Every deployment gets its own subdomain on the domain attached to its environment — for example my-feature.dev.example.com. You never have to create or update a DNS record by hand.

Three pieces work together:

  • Your domain — a hosted zone (Route 53, Cloudflare, or PowerDNS) that you attach to an environment.
  • The ingress controller — NGINX or the AWS Load Balancer Controller. It owns a load balancer that receives all traffic for the cluster.
  • external-dns — a controller running inside your cluster. It watches your ingresses and writes the matching DNS records, pointing them at whatever load balancer is currently live.

The important consequence: external-dns owns your records. If the underlying load balancer ever changes, external-dns notices and re-points your records at the new one. Your URLs do not change.

The One Rule: Never Hardcode the Load Balancer Hostname

⚠️ Point your DNS at your SeaGit domain — not at the raw AWS hostname

The *.elb.amazonaws.com hostname is an internal implementation detail. It can and does change — for example when a stopped cluster is started again. Anything pointed directly at it will break.

If you want to serve your app on a domain you manage yourself, create a CNAME to your SeaGit deployment URL:

# ✅ Correct — CNAME to your SeaGit URL (stable forever)
www.mycompany.com.   CNAME   my-app.prod.example.com.

# ❌ Wrong — CNAME to the load balancer (changes on stop/start)
www.mycompany.com.   CNAME   k8s-default-abc123-...elb.amazonaws.com.

The SeaGit URL is stable for the life of the deployment. The load balancer behind it is not.

Stopping & Starting a Cluster

Development clusters are commonly stopped outside working hours to cut costs — usually on a schedule, via Action Rules. Here is exactly what happens to your networking when they do.

When a cluster stops

SCALED TO 0Every node group scales to zero. Your workloads stop running.
RELEASEDThe cluster's load balancers are released, so a stopped cluster does not keep billing you for idle load balancers.
PRESERVEDCluster configuration, node group definitions, domains, DNS records, TLS certificates and persistent volumes are all kept.

When a cluster starts again

  1. Node groups scale back up to their configured size.
  2. The ingress controller comes back and rebuilds the load balancer automatically. The new load balancer has a different AWS hostname.
  3. external-dns detects the new load balancer and re-points your DNS records at it.
  4. Your app URLs — my-app.dev.example.com — are unchanged and start serving again.

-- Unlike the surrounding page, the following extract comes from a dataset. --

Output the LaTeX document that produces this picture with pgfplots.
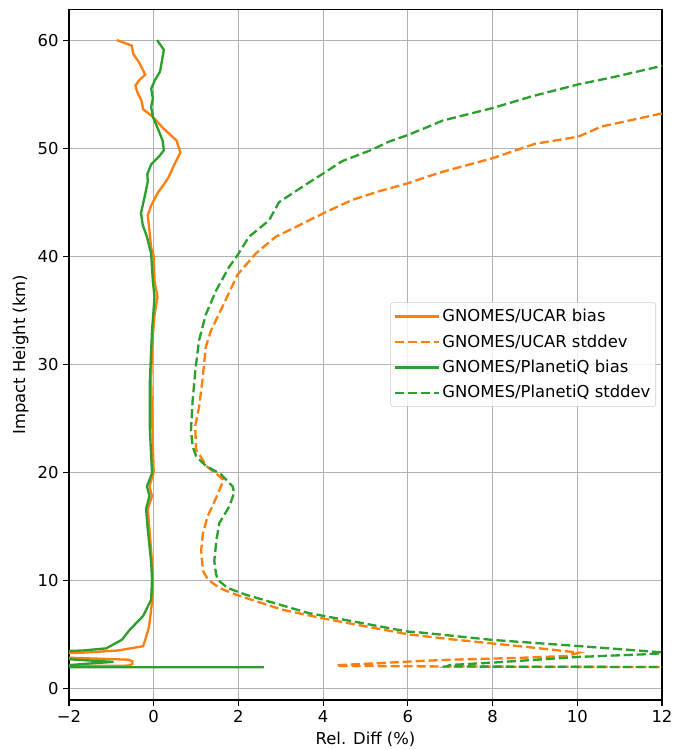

Rebuilding a load balancer takes a few minutes, so give a freshly started cluster a little time before its URLs answer. Nothing is required from you: no DNS edits, no redeploys.

💡 Why the load balancer is released at all

A load balancer bills by the hour whether or not anything is behind it. Leaving one running in front of a cluster with zero nodes is pure waste — it can only return errors. Releasing it is what makes a stopped dev cluster genuinely cheap. Because external-dns owns your records, this is invisible in day-to-day use.

What a Stopped Cluster Still Costs

Stopping a cluster removes the large, variable costs. A few fixed costs remain because the cluster still exists:

  • Removed: all EC2 node costs, and the cluster's load balancers.
  • Still billed: the managed Kubernetes control plane, the NAT gateway, and any persistent volumes holding your data.

To remove those too, terminate the cluster instead of stopping it — but note that a terminated cluster cannot be started again.

Troubleshooting

My app URL doesn't resolve right after starting a cluster

Expected for the first few minutes. The load balancer is still being rebuilt, and external-dns updates your records once it is ready. If it persists well beyond that, check that the external-dns and ingress add-ons are installed and healthy on the cluster.

My custom domain broke after a stop/start

Almost always because it was CNAME'd directly at the old load balancer hostname. Re-point it at your SeaGit deployment URL instead — see the rule above. That survives every future stop/start.

My TLS certificate

Certificates are issued and renewed by cert-manager and are unaffected by a stop/start cycle. See Certificates & TLS.